More importantly, however, modern states frequently operate at such large scales of resources and capacities that when they make deals, create departments, name task forces, deploy troops, announce policy directives, and so on, they create a reality that persists even if it was just done for symbolic purposes or as a feint. That is in some way what an extreme cost-cutter is arguing when they start slashing through an operational budget, that there is waste there in the form of obsolete or marginal commitments made by previous administrations that were just articulated as experiments or short-term stopgaps. It’s why some fiscally conservative planners insist on putting a sunset date on a new initiative, or force a regular review of whether the new program is working as intended.
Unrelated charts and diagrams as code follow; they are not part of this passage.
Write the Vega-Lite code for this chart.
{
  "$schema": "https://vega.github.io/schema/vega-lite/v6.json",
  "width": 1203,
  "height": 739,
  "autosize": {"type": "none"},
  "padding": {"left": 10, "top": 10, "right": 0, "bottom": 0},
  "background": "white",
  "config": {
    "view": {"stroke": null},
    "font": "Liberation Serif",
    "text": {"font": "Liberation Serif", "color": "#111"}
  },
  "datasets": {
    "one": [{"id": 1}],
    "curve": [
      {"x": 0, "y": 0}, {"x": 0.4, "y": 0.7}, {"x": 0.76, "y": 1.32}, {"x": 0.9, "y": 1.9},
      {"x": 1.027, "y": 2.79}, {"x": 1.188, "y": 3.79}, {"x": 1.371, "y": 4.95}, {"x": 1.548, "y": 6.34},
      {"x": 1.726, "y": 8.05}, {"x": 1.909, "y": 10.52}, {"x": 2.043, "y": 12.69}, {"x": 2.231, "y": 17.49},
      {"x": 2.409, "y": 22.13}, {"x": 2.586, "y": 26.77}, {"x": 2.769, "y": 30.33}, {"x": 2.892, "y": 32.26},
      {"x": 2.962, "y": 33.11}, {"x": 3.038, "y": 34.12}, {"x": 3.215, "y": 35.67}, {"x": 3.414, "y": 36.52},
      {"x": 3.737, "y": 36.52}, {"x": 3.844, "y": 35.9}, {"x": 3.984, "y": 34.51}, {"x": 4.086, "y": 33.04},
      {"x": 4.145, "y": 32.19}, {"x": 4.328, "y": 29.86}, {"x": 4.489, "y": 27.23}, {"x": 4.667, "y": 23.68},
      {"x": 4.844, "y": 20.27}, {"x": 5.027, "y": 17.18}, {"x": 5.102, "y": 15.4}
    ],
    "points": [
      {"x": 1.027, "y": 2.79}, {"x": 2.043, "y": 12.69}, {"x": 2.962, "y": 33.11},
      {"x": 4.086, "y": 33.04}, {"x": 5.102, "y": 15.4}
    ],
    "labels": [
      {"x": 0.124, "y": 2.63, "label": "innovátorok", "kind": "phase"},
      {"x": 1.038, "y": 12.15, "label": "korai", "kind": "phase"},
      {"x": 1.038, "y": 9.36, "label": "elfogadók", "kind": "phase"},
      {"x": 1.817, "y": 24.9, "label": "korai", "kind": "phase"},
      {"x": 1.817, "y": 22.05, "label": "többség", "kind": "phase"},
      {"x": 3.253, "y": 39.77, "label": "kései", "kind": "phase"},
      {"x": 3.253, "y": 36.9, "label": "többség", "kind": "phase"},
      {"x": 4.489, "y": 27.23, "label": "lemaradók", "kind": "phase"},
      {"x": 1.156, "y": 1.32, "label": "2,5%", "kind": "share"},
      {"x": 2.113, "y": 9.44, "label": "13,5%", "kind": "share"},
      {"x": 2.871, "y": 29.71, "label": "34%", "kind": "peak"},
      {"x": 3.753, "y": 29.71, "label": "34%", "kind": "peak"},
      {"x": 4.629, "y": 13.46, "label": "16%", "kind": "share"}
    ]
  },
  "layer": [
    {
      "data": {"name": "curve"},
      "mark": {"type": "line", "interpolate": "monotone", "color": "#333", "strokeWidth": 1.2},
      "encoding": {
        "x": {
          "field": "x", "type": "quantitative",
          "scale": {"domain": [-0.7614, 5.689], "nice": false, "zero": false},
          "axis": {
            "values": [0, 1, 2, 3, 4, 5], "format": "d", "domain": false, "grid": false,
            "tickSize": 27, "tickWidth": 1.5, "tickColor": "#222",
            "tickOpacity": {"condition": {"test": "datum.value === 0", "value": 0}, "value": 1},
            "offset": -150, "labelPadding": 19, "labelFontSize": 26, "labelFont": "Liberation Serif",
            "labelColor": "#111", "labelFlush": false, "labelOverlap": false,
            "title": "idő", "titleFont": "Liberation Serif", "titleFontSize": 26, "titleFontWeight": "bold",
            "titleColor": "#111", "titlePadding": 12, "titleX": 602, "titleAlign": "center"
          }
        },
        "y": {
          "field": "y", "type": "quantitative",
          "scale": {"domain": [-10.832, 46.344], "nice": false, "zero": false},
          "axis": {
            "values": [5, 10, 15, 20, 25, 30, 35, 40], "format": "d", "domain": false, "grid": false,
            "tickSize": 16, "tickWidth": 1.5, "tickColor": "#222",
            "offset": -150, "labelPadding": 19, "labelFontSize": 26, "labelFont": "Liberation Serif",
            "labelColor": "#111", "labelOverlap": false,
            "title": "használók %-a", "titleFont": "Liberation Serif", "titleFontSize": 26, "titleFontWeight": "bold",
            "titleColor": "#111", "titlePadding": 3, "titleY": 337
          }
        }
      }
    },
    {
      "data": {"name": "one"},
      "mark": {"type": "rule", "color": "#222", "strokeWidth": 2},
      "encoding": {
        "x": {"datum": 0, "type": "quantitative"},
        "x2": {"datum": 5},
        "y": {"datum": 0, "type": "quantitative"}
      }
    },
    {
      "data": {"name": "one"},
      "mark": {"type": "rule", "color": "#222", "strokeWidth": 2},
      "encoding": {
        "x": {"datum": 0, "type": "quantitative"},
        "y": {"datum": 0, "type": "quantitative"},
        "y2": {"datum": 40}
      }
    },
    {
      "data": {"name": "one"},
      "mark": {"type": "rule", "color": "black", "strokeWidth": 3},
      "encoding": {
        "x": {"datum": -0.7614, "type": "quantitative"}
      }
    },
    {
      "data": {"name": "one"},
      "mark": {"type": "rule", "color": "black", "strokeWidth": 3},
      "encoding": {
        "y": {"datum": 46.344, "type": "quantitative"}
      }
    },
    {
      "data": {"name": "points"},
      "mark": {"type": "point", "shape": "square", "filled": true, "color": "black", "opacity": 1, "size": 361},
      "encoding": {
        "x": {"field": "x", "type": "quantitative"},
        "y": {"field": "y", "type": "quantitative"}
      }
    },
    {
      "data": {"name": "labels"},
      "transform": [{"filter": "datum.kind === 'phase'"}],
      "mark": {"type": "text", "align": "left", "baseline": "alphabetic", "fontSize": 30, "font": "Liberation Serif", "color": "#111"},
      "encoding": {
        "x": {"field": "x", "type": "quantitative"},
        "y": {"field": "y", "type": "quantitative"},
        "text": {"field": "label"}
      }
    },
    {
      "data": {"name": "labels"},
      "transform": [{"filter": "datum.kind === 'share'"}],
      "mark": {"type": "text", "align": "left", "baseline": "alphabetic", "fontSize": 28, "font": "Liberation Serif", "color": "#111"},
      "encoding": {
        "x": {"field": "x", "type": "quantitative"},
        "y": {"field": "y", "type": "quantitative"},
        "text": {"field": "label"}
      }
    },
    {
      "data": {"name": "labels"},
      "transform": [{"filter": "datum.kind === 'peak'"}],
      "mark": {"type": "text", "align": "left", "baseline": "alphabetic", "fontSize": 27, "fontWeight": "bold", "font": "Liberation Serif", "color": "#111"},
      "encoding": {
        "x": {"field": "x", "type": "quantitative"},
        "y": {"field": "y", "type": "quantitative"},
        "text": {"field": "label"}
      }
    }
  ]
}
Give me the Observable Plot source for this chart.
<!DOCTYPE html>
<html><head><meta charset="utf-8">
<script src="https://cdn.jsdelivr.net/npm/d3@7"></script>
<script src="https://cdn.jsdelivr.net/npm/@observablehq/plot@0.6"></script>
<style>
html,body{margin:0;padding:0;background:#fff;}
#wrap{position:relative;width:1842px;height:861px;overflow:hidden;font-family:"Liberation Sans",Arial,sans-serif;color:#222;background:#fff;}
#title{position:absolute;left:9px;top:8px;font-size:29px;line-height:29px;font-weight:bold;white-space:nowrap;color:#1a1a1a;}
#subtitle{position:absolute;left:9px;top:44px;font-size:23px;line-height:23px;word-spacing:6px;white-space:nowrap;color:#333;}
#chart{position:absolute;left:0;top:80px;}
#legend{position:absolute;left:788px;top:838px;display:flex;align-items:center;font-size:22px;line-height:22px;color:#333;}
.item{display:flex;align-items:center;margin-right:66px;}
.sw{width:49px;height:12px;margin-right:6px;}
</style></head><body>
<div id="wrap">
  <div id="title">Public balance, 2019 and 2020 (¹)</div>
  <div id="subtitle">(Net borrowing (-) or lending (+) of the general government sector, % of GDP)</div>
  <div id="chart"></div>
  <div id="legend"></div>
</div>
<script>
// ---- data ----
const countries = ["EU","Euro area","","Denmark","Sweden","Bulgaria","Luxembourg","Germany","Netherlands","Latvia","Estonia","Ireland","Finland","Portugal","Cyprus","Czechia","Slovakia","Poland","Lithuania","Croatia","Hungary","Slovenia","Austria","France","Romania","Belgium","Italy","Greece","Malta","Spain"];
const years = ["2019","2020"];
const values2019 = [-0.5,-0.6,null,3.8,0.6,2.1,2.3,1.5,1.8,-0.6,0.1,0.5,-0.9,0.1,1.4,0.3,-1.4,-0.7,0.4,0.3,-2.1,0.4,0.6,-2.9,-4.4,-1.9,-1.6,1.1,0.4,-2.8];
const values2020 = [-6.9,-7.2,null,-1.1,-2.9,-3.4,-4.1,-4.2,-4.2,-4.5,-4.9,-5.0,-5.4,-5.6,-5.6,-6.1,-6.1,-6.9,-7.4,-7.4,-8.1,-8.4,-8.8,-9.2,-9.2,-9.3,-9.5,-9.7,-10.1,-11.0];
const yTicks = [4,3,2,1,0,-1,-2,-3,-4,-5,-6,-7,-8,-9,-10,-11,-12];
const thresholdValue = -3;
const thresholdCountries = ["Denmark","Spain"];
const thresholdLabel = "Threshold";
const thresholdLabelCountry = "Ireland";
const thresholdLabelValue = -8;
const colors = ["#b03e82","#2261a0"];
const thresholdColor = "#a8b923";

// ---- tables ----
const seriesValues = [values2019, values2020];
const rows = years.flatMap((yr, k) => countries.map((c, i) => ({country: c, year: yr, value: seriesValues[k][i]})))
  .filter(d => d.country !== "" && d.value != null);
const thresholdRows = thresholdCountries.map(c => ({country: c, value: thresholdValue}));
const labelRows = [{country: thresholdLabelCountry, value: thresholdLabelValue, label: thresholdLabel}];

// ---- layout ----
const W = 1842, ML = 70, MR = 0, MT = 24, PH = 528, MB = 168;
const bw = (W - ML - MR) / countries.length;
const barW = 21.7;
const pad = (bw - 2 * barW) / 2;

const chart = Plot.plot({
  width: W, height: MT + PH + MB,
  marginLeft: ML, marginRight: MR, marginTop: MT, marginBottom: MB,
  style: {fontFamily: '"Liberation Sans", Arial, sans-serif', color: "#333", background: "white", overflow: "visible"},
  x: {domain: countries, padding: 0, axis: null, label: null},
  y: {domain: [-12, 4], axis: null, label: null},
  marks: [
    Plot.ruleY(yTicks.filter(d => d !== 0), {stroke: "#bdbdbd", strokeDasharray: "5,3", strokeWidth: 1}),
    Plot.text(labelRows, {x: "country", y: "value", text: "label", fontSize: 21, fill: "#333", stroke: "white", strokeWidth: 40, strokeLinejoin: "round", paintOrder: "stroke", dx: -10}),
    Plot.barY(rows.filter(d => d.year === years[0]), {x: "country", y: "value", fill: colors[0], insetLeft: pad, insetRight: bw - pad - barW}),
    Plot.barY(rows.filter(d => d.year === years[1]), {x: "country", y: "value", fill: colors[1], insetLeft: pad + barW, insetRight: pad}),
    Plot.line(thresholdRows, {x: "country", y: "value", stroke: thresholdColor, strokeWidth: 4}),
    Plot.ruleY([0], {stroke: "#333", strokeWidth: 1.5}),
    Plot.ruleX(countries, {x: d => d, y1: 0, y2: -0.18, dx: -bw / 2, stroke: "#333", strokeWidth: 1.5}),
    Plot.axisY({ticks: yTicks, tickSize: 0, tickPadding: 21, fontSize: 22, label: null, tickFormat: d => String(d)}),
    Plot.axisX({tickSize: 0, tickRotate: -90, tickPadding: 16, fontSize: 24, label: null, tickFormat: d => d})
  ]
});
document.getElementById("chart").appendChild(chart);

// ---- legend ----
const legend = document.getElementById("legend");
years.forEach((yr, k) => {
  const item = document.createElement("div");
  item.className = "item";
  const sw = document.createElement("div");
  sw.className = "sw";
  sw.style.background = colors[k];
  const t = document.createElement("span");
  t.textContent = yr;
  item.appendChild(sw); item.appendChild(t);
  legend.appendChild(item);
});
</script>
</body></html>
In this sense, it doesn’t matter if Trump and his people actually are intent on making a 30,000 person detention camp in Guantanamo Bay or whether they actually plan to send prisoners to El Salvador or whether those are just florid attempts to convince the public that they’re fucking serious about getting tough on immigration and crime. It doesn’t matter if Trump knows in some functioning corner of his chaotic mind that an American-controlled resort enclave in Gaza created after the U.S. has cleared the territory of two million people isn’t materially or pragmatically possible. Things will happen once you start talking that way.
If the United States government signs an agreement with El Salvador to reserve prison beds, the United States government is going to use those beds someday. Maybe not this year, maybe not next year, but someday. If Marco Rubio is going to talk about that idea within an administration that is determined to show that it is completely unworried about the blatant illegality of its actions, it becomes more likely that agreement gets signed.
And here we have to think about what happens if the talk leads to the agreement leads to the use of those beds. The United States already has a lot of prisons and prisoners. More per capita than any nation on Earth, a fact that many Americans seem completely unable to process. There are already non-citizens held in privately-managed American prisons who have been convicted of crimes here. If ICE wants to move undocumented criminals out of the U.S., they’ve got thousands in private prisons they can move without any judicial hassles. They aren’t doing that because prisoners in private prisons are profitable to the ownership—it’s more or less the same way K-12 school funding works in a lot of states. You get money per student, indexed against their attendance. You get money per prisoner. Those prisons don’t want deportations, any more than Iowa dairy producers or California farms want deportations.
So you talk the talk and sign the agreement and there’s a prison in El Salvador that isn’t getting paid by the prisoner, just a flat fee. You’re not going to deport El Salvadoreans there who were illegally in the United States. You’re not going to deport people who’ve committed federal crimes there, because we’ve got enough capacity for them here in the United States as it stands. What prisoners do you want to just go away, to be forgotten, to die or suffer in an overcrowded hellhole maintained by a friendly neighborhood dictator?
Whether it’s in the talk, or in the agreement, whether it’s part of the plan, if that agreement gets signed, someday and in some way, it’s going to be where an American government sends its dissidents, its political prisoners, the people it wants to forget and be forgotten. It’s very likely cheaper than a thousand helicopter flights intended to disappear someone by dropping them out the side door.
This is what the “it’s all trolling and hyperbole” crowd just doesn’t get. It doesn’t have to be an actual concrete plan right this minute (though you will find people in this administration or close to it who have argued for both the helicopter-drop and imprison-in-hellhole options in an apparently serious way). It’s just that it’s a short distance between the talk, the agreement, and the reality. The first step in this kind of direction makes the last act depressingly inevitable unless people react to the first step as if it were the last act. Don’t let that gun go up on the mantlepiece, ever. Believe that they will do what they say, because even if they aren’t actually intending to do it, saying it makes it more likely they will.